5. Seek Professional Advice
It is advisable to consult with a financial advisor who can provide personalized advice on rebuilding your credit and establishing long-term financial stability. With their advice, you will be able to manage your debts and improve your financial habits.
Conclusion
A default on a personal loan can damage your credit score, increase financial strain, and lead to potential legal action. However, it is important to address the situation immediately by openly communicating with your lender, carefully planning your finances, and seeking professional advice to regain control over your finances and work toward rebuilding your credit.
Frequently Asked Questions
How long does it take for a loan to be considered in default?
The timeline for a loan to enter default varies by lender, but it typically occurs after 90 to 180 days of missed payments.

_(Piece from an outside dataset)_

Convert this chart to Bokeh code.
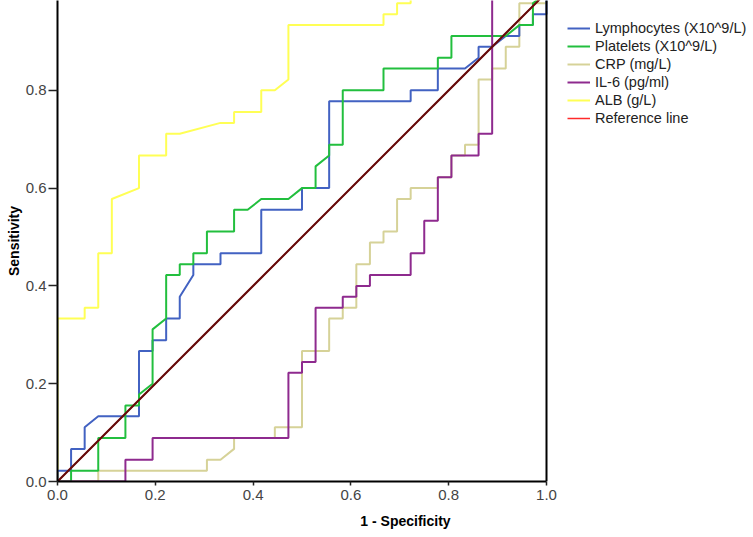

The exact timeframe should be specified in your loan agreement.
What is loan restructuring?
Loan restructuring is when a lender agrees to change the loan terms to make it easier for the borrower to manage their payments.
What are my options if I can’t make my loan payments?
You must contact your lender immediately if you cannot make loan payments to discuss other alternatives. You can also explore debt consolidation or credit counseling.
How long does a loan default stay on my credit report?
A loan default can remain on your credit report for up to seven years from the date of the first missed payment.
Can I get a personal loan after defaulting on one?
It can be challenging to obtain a new personal loan after defaulting, as lenders view you as a higher-risk borrower. If you do qualify, you may face higher interest rates and stricter terms.